Können Sie das Team in gewisser Weise auch entlasten?

Manchmal setzt mich die Pflege ganz gezielt ein. Wenn zum Beispiel eine demente Bewohnerin nicht zur Ruhe kommt, kann ich sie vielleicht mit meinem Spiel beruhigen und das Personal so eine Zeit lang entlasten. Und das freut mich dann sehr. Denn ich bewundere die Pflegenden, wie sie ihren anstrengenden Alltag meistern!

Musizieren Sie auch mit den Bewohnerinnen und Bewohnern gemeinsam?
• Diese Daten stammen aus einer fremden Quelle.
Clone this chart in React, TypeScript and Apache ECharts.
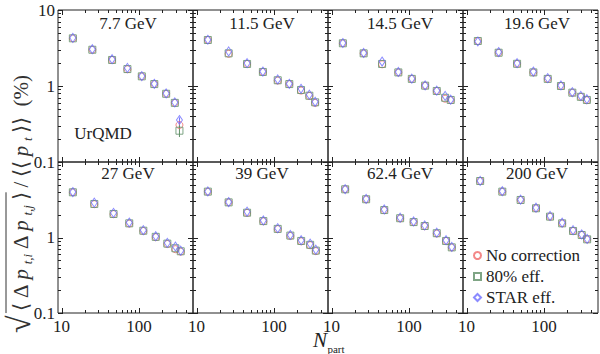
import React, { useEffect, useRef } from "react";
import * as echarts from "echarts";

// ---------------- data ----------------
const energies = ["7.7 GeV", "11.5 GeV", "14.5 GeV", "19.6 GeV", "27 GeV", "39 GeV", "62.4 GeV", "200 GeV"];
const seriesNames = ["No correction", "80% eff.", "STAR eff."];

const npart77 = [14, 25, 45, 71, 109, 158, 225, 291, 334];
const npart115 = [14, 26, 45, 72, 112, 158, 224, 287, 341];
const npart145 = [14, 26, 45, 73, 109, 162, 229, 294, 347];
const npart196 = [14, 26, 45, 73, 112, 166, 233, 300, 359];
const npart27 = [14, 26.5, 47, 75, 114, 165, 233, 296, 347];
const npart39 = [14, 26, 45, 73, 112, 163, 225, 294, 348];
const npart624 = [15, 28, 48, 77, 115, 160, 229, 302, 358];
const npart200 = [15, 29, 50, 79, 120, 172, 238, 308, 362];

const noCorr77 = [4.24, 3.0, 2.2, 1.66, 1.34, 1.06, 0.79, 0.6, 0.307];
const eff80_77 = [4.24, 3.0, 2.2, 1.67, 1.34, 1.06, 0.79, 0.6, 0.258];
const star77 = [4.3, 3.05, 2.25, 1.73, 1.35, 1.07, 0.8, 0.61, 0.357];
const errNoCorr77 = [0, 0, 0, 0, 0, 0, 0, 0, 0.03];
const errEff80_77 = [0, 0, 0, 0, 0, 0, 0, 0, 0.045];
const errStar77 = [0, 0, 0, 0, 0, 0, 0, 0, 0.03];

const noCorr115 = [4.03, 2.65, 1.95, 1.53, 1.18, 1.06, 0.87, 0.74, 0.6];
const eff80_115 = [4.03, 2.69, 1.95, 1.53, 1.19, 1.06, 0.886, 0.745, 0.61];
const star115 = [4.06, 2.85, 2.0, 1.55, 1.22, 1.07, 0.92, 0.77, 0.62];

const noCorr145 = [3.65, 2.69, 1.93, 1.51, 1.24, 1.01, 0.86, 0.68, 0.65];
const eff80_145 = [3.65, 2.69, 1.95, 1.51, 1.24, 1.01, 0.86, 0.7, 0.655];
const star145 = [3.68, 2.72, 2.1, 1.53, 1.25, 1.02, 0.87, 0.74, 0.66];

const noCorr196 = [3.91, 2.74, 1.96, 1.51, 1.24, 1.0, 0.817, 0.72, 0.65];
const eff80_196 = [3.91, 2.74, 1.96, 1.51, 1.24, 1.0, 0.817, 0.72, 0.655];
const star196 = [3.85, 2.8, 2.0, 1.55, 1.27, 1.02, 0.83, 0.74, 0.67];

const noCorr27 = [3.97, 2.76, 2.04, 1.53, 1.22, 1.01, 0.82, 0.7, 0.65];
const eff80_27 = [3.97, 2.78, 2.05, 1.54, 1.23, 1.02, 0.83, 0.72, 0.657];
const star27 = [4.0, 2.9, 2.12, 1.58, 1.25, 1.04, 0.85, 0.76, 0.67];

const noCorr39 = [4.05, 2.92, 2.12, 1.64, 1.29, 1.05, 0.89, 0.79, 0.66];
const eff80_39 = [4.05, 2.92, 2.13, 1.65, 1.3, 1.06, 0.9, 0.8, 0.67];
const star39 = [4.08, 2.95, 2.2, 1.68, 1.33, 1.08, 0.92, 0.83, 0.69];

const noCorr624 = [4.35, 3.2, 2.3, 1.79, 1.6, 1.41, 1.13, 0.9, 0.74];
const eff80_624 = [4.35, 3.21, 2.31, 1.8, 1.6, 1.42, 1.14, 0.9, 0.74];
const star624 = [4.38, 3.25, 2.36, 1.83, 1.63, 1.45, 1.16, 0.92, 0.75];

const noCorr200 = [5.6, 4.05, 3.14, 2.44, 1.89, 1.54, 1.22, 1.08, 0.946];
const eff80_200 = [5.6, 4.05, 3.14, 2.44, 1.89, 1.54, 1.22, 1.08, 0.946];
const star200 = [5.62, 4.1, 3.18, 2.48, 1.93, 1.57, 1.25, 1.1, 0.96];

const xMajorTicks = [10, 100];
const xMinorTicks = [20, 30, 40, 50, 60, 70, 80, 90, 200, 300, 400];
const yMajorTicks = [0.1, 1, 10];
const yMinorTicks = [0.2, 0.3, 0.4, 0.5, 0.6, 0.7, 0.8, 0.9, 2, 3, 4, 5, 6, 7, 8, 9];

const panels = [
  { np: npart77, nc: noCorr77, e80: eff80_77, st: star77 },
  { np: npart115, nc: noCorr115, e80: eff80_115, st: star115 },
  { np: npart145, nc: noCorr145, e80: eff80_145, st: star145 },
  { np: npart196, nc: noCorr196, e80: eff80_196, st: star196 },
  { np: npart27, nc: noCorr27, e80: eff80_27, st: star27 },
  { np: npart39, nc: noCorr39, e80: eff80_39, st: star39 },
  { np: npart624, nc: noCorr624, e80: eff80_624, st: star624 },
  { np: npart200, nc: noCorr200, e80: eff80_200, st: star200 },
];

// ---------------- style ----------------
const FONT = "Liberation Serif";
const TXT = "#222";
const RED = "#f06a6a";
const GREEN = "#5f8f66";
const BLUE = "#6e6eff";
const GRID_LEFT = 58;
const GRID_W = 135;
const ROW_TOP = [10, 162];
const ROW_H = [152, 151];
const titleCx = [128, 262, 400, 537];
const titleCy = [23, 173];

function isPow10(v: number) {
  const l = Math.log10(v);
  const r = Math.round(l);
  return Math.abs(l - r) < 1e-6 ? r : null;
}

function measure(text: string, font: string) {
  const c = document.createElement("canvas").getContext("2d");
  if (!c) return text.length * 8;
  c.font = font;
  return c.measureText(text).width;
}

function tickRender(params: any, api: any) {
  const cs = params.coordSys;
  const kind = api.value(2);
  const major = api.value(3);
  const len = major ? 5 : 3;
  const st = { stroke: "#222", lineWidth: 1 };
  if (kind === 0) {
    const px = Math.round(api.coord([api.value(0), 1])[0]) + 0.5;
    const yb = cs.y + cs.height;
    return {
      type: "group",
      children: [
        { type: "line", shape: { x1: px, y1: yb, x2: px, y2: yb - len }, style: st },
        { type: "line", shape: { x1: px, y1: cs.y, x2: px, y2: cs.y + len }, style: st },
      ],
    };
  }
  const py = Math.round(api.coord([20, api.value(1)])[1]) + 0.5;
  const xr = cs.x + cs.width;
  return {
    type: "group",
    children: [
      { type: "line", shape: { x1: cs.x, y1: py, x2: cs.x + len, y2: py }, style: st },
      { type: "line", shape: { x1: xr, y1: py, x2: xr - len, y2: py }, style: st },
    ],
  };
}

function errRender(color: string) {
  return (params: any, api: any) => {
    const x = api.value(0), y = api.value(1), e = api.value(2);
    if (!e) return null;
    const p1 = api.coord([x, y - e]);
    const p2 = api.coord([x, y + e]);
    return {
      type: "line",
      shape: { x1: p1[0], y1: p1[1], x2: p2[0], y2: p2[1] },
      style: { stroke: color, lineWidth: 1 },
    };
  };
}

function buildYLabel() {
  const segs = [
    { t: "√", size: 32, italic: false, dy: -2 },
    { t: "⟨", size: 21, italic: false, dy: 0 },
    { t: "Δ", size: 21, italic: false, dy: 0 },
    { t: "p", size: 21, italic: true, dy: 0 },
    { t: "t,i", size: 13, italic: true, dy: 6 },
    { t: "Δ", size: 21, italic: false, dy: 0 },
    { t: "p", size: 21, italic: true, dy: 0 },
    { t: "t,j", size: 13, italic: true, dy: 6 },
    { t: "⟩", size: 21, italic: false, dy: 0 },
    { t: "/", size: 21, italic: false, dy: 0 },
    { t: "⟨⟨", size: 21, italic: false, dy: 0 },
    { t: "p", size: 21, italic: true, dy: 0 },
    { t: "t", size: 13, italic: true, dy: 6 },
    { t: "⟩⟩", size: 21, italic: false, dy: 0 },
    { t: " (%)", size: 21, italic: false, dy: 0 },
  ];
  const fontOf = (s: any) => `${s.italic ? "italic " : ""}${s.size}px ${FONT}`;
  const widths = segs.map((s) => measure(s.t, fontOf(s)));
  const total = widths.reduce((a, b) => a + b, 0);
  const target = 258;
  const gap = Math.max(0, (target - total) / (segs.length - 1));
  const children: any[] = [];
  let x = 0;
  let olStart = 0, olEnd = 0;
  segs.forEach((s, i) => {
    if (i === 1) olStart = x - gap * 0.5;
    children.push({
      type: "text",
      x,
      y: s.dy,
      style: {
        text: s.t,
        font: fontOf(s),
        fill: "#333",
        align: "left",
        textAlign: "left",
        verticalAlign: "middle",
        textVerticalAlign: "middle",
      },
    });
    x += widths[i];
    if (i === 8) olEnd = x;
    x += gap;
  });
  children.push({
    type: "line",
    shape: { x1: olStart, y1: -15, x2: olEnd, y2: -15 },
    style: { stroke: "#333", lineWidth: 1 },
  });
  return { type: "group", x: 21, y: 333, rotation: Math.PI / 2, children };
}

function buildOption() {
  const grid: any[] = [];
  const xAxis: any[] = [];
  const yAxis: any[] = [];
  const series: any[] = [];
  const tickData = [
    ...xMajorTicks.map((v) => [v, 1, 0, 1]),
    ...xMinorTicks.map((v) => [v, 1, 0, 0]),
    ...yMajorTicks.map((v) => [20, v, 1, 1]),
    ...yMinorTicks.map((v) => [20, v, 1, 0]),
  ];
  panels.forEach((p, i) => {
    const row = Math.floor(i / 4);
    const col = i % 4;
    grid.push({
      left: GRID_LEFT + col * GRID_W,
      top: ROW_TOP[row],
      width: GRID_W,
      height: ROW_H[row],
      show: true,
      borderColor: "#222",
      borderWidth: 1,
      backgroundColor: "transparent",
      containLabel: false,
      outerBoundsMode: "none",
    });
    xAxis.push({
      type: "log",
      logBase: 10,
      gridIndex: i,
      min: 9,
      max: 500,
      axisLine: { show: false },
      axisTick: { show: false },
      minorTick: { show: false },
      splitLine: { show: false },
      axisLabel: {
        show: row === 1,
        margin: 5,
        fontFamily: FONT,
        fontSize: 17,
        color: TXT,
        showMinLabel: true,
        showMaxLabel: true,
        formatter: (v: number) => {
          const r = isPow10(v);
          return r === 1 || r === 2 ? String(Math.pow(10, r)) : "";
        },
      },
    });
    yAxis.push({
      type: "log",
      logBase: 10,
      gridIndex: i,
      min: 0.1,
      max: 10,
      axisLine: { show: false },
      axisTick: { show: false },
      minorTick: { show: false },
      splitLine: { show: false },
      axisLabel: {
        show: col === 0,
        margin: 3,
        fontFamily: FONT,
        fontSize: 17,
        color: TXT,
        showMinLabel: true,
        showMaxLabel: true,
        formatter: (v: number) => {
          const r = isPow10(v);
          if (r === -1) return "0.1";
          if (r === 0) return "1";
          if (r === 1) return row === 0 ? "10" : "";
          return "";
        },
      },
    });
    series.push({
      type: "custom",
      xAxisIndex: i,
      yAxisIndex: i,
      silent: true,
      clip: false,
      z: 1,
      encode: { x: 0, y: 1 },
      data: tickData,
      renderItem: tickRender,
    });
    const defs = [
      { name: seriesNames[0], vals: p.nc, symbol: "circle", size: 7, color: RED, z: 3 },
      { name: seriesNames[1], vals: p.e80, symbol: "rect", size: 7, color: GREEN, z: 4 },
      { name: seriesNames[2], vals: p.st, symbol: "diamond", size: [6, 9], color: BLUE, z: 5 },
    ];
    defs.forEach((d) => {
      series.push({
        type: "scatter",
        name: d.name,
        xAxisIndex: i,
        yAxisIndex: i,
        symbol: d.symbol,
        symbolSize: d.size,
        z: d.z,
        silent: true,
        itemStyle: { color: "rgba(0,0,0,0)", borderColor: d.color, borderWidth: 1 },
        data: p.np.map((x, j) => [x, d.vals[j]]),
      });
    });
    if (i === 0) {
      const errs = [
        { vals: p.nc, err: errNoCorr77, color: RED },
        { vals: p.e80, err: errEff80_77, color: GREEN },
        { vals: p.st, err: errStar77, color: BLUE },
      ];
      errs.forEach((e) => {
        series.push({
          type: "custom",
          xAxisIndex: i,
          yAxisIndex: i,
          silent: true,
          z: 2,
          encode: { x: 0, y: 1 },
          data: p.np.map((x, j) => [x, e.vals[j], e.err[j]]),
          renderItem: errRender(e.color),
        });
      });
    }
  });

  const textStyle = (text: string, size: number, italic = false) => ({
    text,
    font: `${italic ? "italic " : ""}${size}px ${FONT}`,
    fill: TXT,
    align: "center",
    textAlign: "center",
    verticalAlign: "middle",
    textVerticalAlign: "middle",
  });

  const graphic: any[] = energies.map((e, i) => ({
    type: "text",
    x: titleCx[i % 4],
    y: titleCy[Math.floor(i / 4)],
    silent: true,
    style: textStyle(e, 17),
  }));
  graphic.push({ type: "text", x: 103, y: 133, silent: true, style: textStyle("UrQMD", 17) });
  graphic.push({ type: "text", x: 320, y: 340, silent: true, style: textStyle("N", 21, true) });
  graphic.push({ type: "text", x: 336, y: 349, silent: true, style: textStyle("part", 11) });
  graphic.push(buildYLabel());

  return {
    animation: false,
    backgroundColor: "#fff",
    grid,
    xAxis,
    yAxis,
    series,
    graphic,
    legend: {
      data: [
        { name: seriesNames[0], icon: "circle" },
        { name: seriesNames[1], icon: "rect" },
        { name: seriesNames[2], icon: "diamond" },
      ],
      orient: "vertical",
      left: 473,
      top: 247,
      padding: 0,
      itemWidth: 7,
      itemHeight: 7,
      itemGap: 4,
      selectedMode: false,
      textStyle: { fontFamily: FONT, fontSize: 17, color: TXT },
    },
  };
}

export default function App() {
  const ref = useRef<HTMLDivElement>(null);
  useEffect(() => {
    if (!ref.current) return;
    const chart = echarts.init(ref.current, undefined, { renderer: "svg" });
    chart.setOption(buildOption() as any);
    return () => chart.dispose();
  }, []);
  return (
    <div
      ref={ref}
      style={{ position: "fixed", left: 0, top: 0, width: 600, height: 354, background: "#fff" }}
    />
  );
}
Das ist schon mehrere Male vorgekommen. Kürzlich ist ein langjähriger Bewohner verstorben, mit dem ich oft Gitarre gespielt habe. So richtige Jam-Sessions hatten wir. Eine Frau spielte mal mit mir Handpan. Und gegenwärtig spielt eine 90-jährige Dame jede Woche mit mir Ziehharmonika. Sie wartet jeweils am Morgen bereits ungeduldig auf dem Gang, wenn ich komme. In den letzten Wochen ist sie hier richtig aufgeblüht, es geht ihr viel besser als zum Zeitpunkt, als sie ins Lighthouse kam. Unter anderem hat ihr die Musik Kraft und neuen Lebensmut geschenkt. Musik ist für sie ein Lebenselixier geworden.